What are common mistakes people make when choosing a real estate agent?
The biggest mistake is hiring the first agent you meet without comparing options. Other frequent errors: choosing a friend or family member out of obligation instead of competence, prioritizing personality over transaction history, skipping license verification, and not asking about their specific experience in your price range or neighborhood. Buyers also overlook part-time agents who may not be available when offers need to go in quickly. Always ask how many transactions an agent closed in the past 12 months.
Should you work with a buyer’s agent or a dual agent?
A buyer’s agent represents only your interests. A dual agent represents both buyer and seller in the same transaction, which creates an inherent conflict of interest. In dual agency, the agent cannot negotiate aggressively on your behalf because they owe duties to both parties. Eight states ban dual agency entirely. If you’re buying, a dedicated buyer’s agent gives you full fiduciary representation, including the duty to disclose material facts that might affect your offer price or decision to purchase.

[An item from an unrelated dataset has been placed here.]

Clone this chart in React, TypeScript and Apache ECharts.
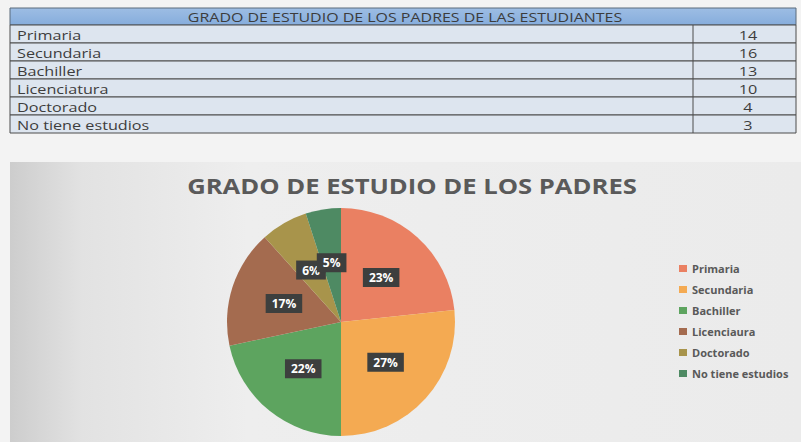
import React, { useEffect, useRef } from "react";
import * as echarts from "echarts";

// ---- data ----
const tableTitle = "GRADO DE ESTUDIO DE LOS PADRES DE LAS ESTUDIANTES";
const tableCategories = ["Primaria", "Secundaria", "Bachiller", "Licenciatura", "Doctorado", "No tiene estudios"];
const tableValues = [14, 16, 13, 10, 4, 3];

const chartTitle = "GRADO DE ESTUDIO DE LOS PADRES";
const chartCategories = ["Primaria", "Secundaria", "Bachiller", "Licenciaura", "Doctorado", "No tiene estudios"];
const chartValues = [14, 16, 13, 10, 4, 3];
// percentage labels as printed on the chart
const percentLabels = ["23%", "27%", "22%", "17%", "6%", "5%"];
const sliceColors = ["#ea8062", "#f4aa52", "#5da45f", "#a46b4f", "#a8944b", "#4e8a63"];

const FONT = "'Open Sans', 'Noto Sans', sans-serif";

export default function App() {
  const ref = useRef<HTMLDivElement>(null);
  useEffect(() => {
    document.body.style.margin = "0";
    const chart = echarts.init(ref.current!, null, { renderer: "svg" });

    const tX = 10, tW = 786, tY = 8, hH = 17, rH = 18, divX = 693;
    const elements: any[] = [];
    // page background
    elements.push({ type: "rect", shape: { x: 0, y: 0, width: 801, height: 442 }, style: { fill: "#f3f3f3" }, silent: true });
    // chart area background
    elements.push({
      type: "rect", shape: { x: 10, y: 162, width: 791, height: 280 },
      style: { fill: new echarts.graphic.LinearGradient(0, 0, 1, 0, [
        { offset: 0, color: "#cdcdcd" }, { offset: 0.09, color: "#e2e2e2" }, { offset: 0.3, color: "#eeeeee" }, { offset: 1, color: "#ebebeb" }]) },
      silent: true,
    });
    // table header
    elements.push({
      type: "rect", shape: { x: tX, y: tY, width: tW, height: hH },
      style: { fill: new echarts.graphic.LinearGradient(0, 0, 0, 1, [
        { offset: 0, color: "#9dbde4" }, { offset: 1, color: "#86addc" }]), stroke: "#5a6a7a", lineWidth: 1 },
      silent: true,
    });
    elements.push({
      type: "text", x: 405, y: tY + hH / 2 + 0.5, scaleX: 1.33,
      style: { text: tableTitle, align: "center", verticalAlign: "middle", fontFamily: FONT, fontSize: 12, fill: "#3c3c3c" },
      silent: true,
    });
    tableCategories.forEach((c, i) => {
      const y = tY + hH + i * rH;
      elements.push({ type: "rect", shape: { x: tX, y, width: tW, height: rH }, style: { fill: "#dde5ef", stroke: "#4d4d4d", lineWidth: 1 }, silent: true });
      elements.push({
        type: "text", x: 17, y: y + rH / 2 + 0.5, scaleX: 1.2,
        style: { text: c, align: "left", verticalAlign: "middle", fontFamily: FONT, fontSize: 13.5, fill: "#3d3d3d" }, silent: true,
      });
      elements.push({
        type: "text", x: 748, y: y + rH / 2 + 0.5, scaleX: 1.2,
        style: { text: String(tableValues[i]), align: "center", verticalAlign: "middle", fontFamily: FONT, fontSize: 13.5, fill: "#3d3d3d" }, silent: true,
      });
    });
    elements.push({ type: "line", shape: { x1: divX, y1: tY + hH, x2: divX, y2: tY + hH + rH * tableCategories.length }, style: { stroke: "#4d4d4d", lineWidth: 1 }, silent: true });
    // chart title
    elements.push({
      type: "text", x: 412, y: 186, scaleX: 1.22,
      style: { text: chartTitle, align: "center", verticalAlign: "middle", fontFamily: FONT, fontSize: 21, fontWeight: "bold", fill: "#5a5a5a" },
      silent: true,
    });

    chart.setOption({
      animation: false,
      color: sliceColors,
      graphic: { elements },
      legend: {
        orient: "vertical",
        left: 674,
        top: 258,
        itemWidth: 8,
        itemHeight: 7,
        itemGap: 10,
        icon: "rect",
        data: chartCategories,
        textStyle: { fontFamily: FONT, fontSize: 11, fontWeight: "bold", color: "#595959", lineHeight: 11 },
      },
      series: [
        {
          type: "pie",
          center: [341, 322],
          radius: 114,
          startAngle: 90,
          clockwise: true,
          avoidLabelOverlap: false,
          labelLayout: { hideOverlap: false },
          data: chartCategories.map((n, i) => ({ name: n, value: chartValues[i] })),
          label: {
            show: true,
            position: "inside",
            formatter: (p: any) => percentLabels[p.dataIndex],
            color: "#ffffff",
            fontFamily: FONT,
            fontSize: 12,
            fontWeight: "bold",
            backgroundColor: "#3d3f3e",
            padding: [4, 6, 3, 6],
          },
          labelLine: { show: false },
          itemStyle: { borderWidth: 0 },
          emphasis: { disabled: true },
        },
      ],
    });
    return () => chart.dispose();
  }, []);
  return <div ref={ref} style={{ width: 801, height: 442 }} />;
}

What are alternatives to using a traditional real estate agent?
Buyers can work with flat-fee brokerages that charge a set rate (typically $3,000 to $5,000) instead of a percentage-based commission. Discount brokerages offer reduced commission splits, usually 1% to 1.5% on the listing side. For-sale-by-owner skips agent representation entirely but requires you to handle pricing, marketing, negotiations, and legal paperwork yourself. Some buyers use real estate attorneys for contract review at $500 to $1,500 per transaction. Each alternative trades service level for cost savings.